John the Libertarian on July 9, 2009 at 1:53 PM

JtL,

I’m pretty sure you’re referring to Rasmussen, which also polls likely voters.

That was the start of this conversation, but the MSM tends to distrust Rasmussen. And it was a single poll. That his results are being replicated by Quinnipiac, and even a Dem firm like PPP is what’s causing more people to take note. State polling (as opposed to national polling) is also important, given that this is how elections are ultimately conducted.

Karl on July 9, 2009 at 3:59 PM

Thanks, Karl.

And here I thought Rasmussen was by far the most accurate in presidential elections.

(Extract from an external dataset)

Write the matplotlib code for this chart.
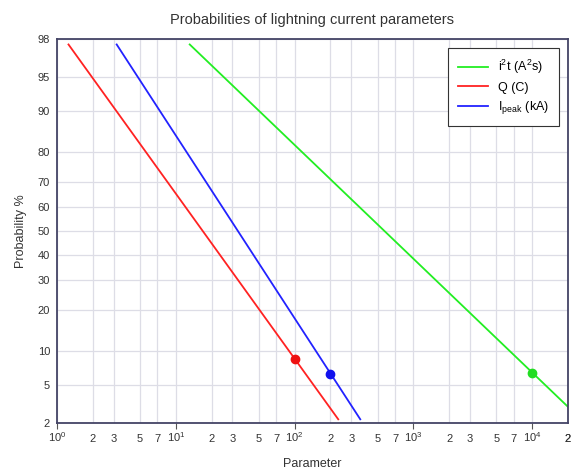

My evidence is only anecdotal, but Messiah seems to be dropping like a stone among Obama voters. I can’t see him riding out the Fall with these abysmal economic indicators. And Fall is only 6 short weeks away…

John the Libertarian on July 9, 2009 at 4:48 PM

Find it hard to take seriously any poll that uses the terminology ‘independent’ voters. Many, many people here in NH are registered as undeclared(indies)(I am)because the state has open primaries and, quite frankly, it’s useful to be registered as an indie. Right and lefts register this way as a common practive. When it comes to polls , they support their preference. Many , if not most of these do not swivel back and forth between Parties, though the indie term may give that impression, so any poll here that has an expectation that they will do so is most likely flawed and says little about voters here. I wonder if this is true in other states with open primaries?

jeanie on July 9, 2009 at 7:22 PM

Although I agree with some of your general questioning of the usefulness of the term, poll respondents don’t have to give the answer they give to the local registrar, either. I do think that the numbers above are useful insofar as any gullible Republicans who apporved of Obama probably do not approve of him now. Thus, the next bloc to watch are the people who ID as independent b/c they are not comfy IDing as GOP. That’s who Obama is losing now, and moving further across the spectrum as things get worse.